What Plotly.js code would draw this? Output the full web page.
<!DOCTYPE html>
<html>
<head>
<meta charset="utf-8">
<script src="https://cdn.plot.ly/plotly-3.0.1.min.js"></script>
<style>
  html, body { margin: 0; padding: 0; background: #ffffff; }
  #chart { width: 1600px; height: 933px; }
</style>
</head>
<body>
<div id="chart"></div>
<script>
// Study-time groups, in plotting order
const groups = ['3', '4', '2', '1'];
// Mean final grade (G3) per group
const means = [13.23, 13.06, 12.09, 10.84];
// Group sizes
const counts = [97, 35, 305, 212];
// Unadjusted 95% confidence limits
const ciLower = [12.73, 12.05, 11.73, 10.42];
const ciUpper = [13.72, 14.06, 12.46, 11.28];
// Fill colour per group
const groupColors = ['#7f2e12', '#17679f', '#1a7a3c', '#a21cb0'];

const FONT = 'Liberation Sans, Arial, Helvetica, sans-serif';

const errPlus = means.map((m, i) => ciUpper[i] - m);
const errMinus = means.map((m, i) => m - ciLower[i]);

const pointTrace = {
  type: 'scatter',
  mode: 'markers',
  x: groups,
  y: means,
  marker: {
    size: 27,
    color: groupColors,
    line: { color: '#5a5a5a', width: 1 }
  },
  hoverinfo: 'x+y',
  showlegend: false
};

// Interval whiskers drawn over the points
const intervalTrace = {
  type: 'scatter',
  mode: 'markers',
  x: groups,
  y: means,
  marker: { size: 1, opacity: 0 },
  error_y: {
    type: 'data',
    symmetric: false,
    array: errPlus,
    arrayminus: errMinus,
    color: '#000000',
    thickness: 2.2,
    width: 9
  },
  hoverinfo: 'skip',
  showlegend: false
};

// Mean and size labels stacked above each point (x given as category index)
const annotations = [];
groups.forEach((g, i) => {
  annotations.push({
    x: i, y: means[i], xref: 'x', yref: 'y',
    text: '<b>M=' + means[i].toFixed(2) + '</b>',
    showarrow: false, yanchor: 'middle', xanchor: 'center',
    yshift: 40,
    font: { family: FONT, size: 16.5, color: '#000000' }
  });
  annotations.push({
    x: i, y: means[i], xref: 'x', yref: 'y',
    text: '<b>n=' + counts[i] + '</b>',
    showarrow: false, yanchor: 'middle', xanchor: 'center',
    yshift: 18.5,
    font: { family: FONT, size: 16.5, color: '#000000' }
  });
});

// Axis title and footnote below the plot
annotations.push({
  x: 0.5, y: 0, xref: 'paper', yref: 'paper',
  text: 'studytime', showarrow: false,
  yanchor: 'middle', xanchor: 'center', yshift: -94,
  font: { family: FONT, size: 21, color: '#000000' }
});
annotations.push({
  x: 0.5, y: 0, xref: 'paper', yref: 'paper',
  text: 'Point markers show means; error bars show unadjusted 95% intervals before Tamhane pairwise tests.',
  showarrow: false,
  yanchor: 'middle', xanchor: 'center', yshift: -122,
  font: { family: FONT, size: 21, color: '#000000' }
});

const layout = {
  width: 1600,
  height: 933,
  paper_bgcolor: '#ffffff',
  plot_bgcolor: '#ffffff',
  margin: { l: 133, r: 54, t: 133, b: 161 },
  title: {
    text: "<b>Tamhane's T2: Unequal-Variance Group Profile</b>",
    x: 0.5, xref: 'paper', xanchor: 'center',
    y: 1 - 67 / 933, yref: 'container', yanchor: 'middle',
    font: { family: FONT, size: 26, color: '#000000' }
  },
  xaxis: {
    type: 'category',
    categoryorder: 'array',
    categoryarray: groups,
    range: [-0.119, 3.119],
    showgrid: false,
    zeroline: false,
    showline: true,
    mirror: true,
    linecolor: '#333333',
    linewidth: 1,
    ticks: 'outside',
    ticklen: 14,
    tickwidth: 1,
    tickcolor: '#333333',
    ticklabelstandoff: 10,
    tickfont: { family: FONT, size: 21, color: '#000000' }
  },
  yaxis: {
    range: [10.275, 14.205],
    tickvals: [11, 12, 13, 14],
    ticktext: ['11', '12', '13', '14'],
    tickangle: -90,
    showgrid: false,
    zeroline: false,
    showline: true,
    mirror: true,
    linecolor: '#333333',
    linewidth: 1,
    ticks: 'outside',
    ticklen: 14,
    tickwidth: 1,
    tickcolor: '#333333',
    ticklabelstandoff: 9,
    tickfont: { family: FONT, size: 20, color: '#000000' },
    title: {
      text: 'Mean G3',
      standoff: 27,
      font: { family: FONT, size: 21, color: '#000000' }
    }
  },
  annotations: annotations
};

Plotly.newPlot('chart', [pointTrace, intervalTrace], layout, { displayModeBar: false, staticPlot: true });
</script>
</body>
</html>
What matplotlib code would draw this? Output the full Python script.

+--

* REQUEST *
Only the number is wanted: how many lines of the material above include the word "Output"?

* RESULT BELOW *
2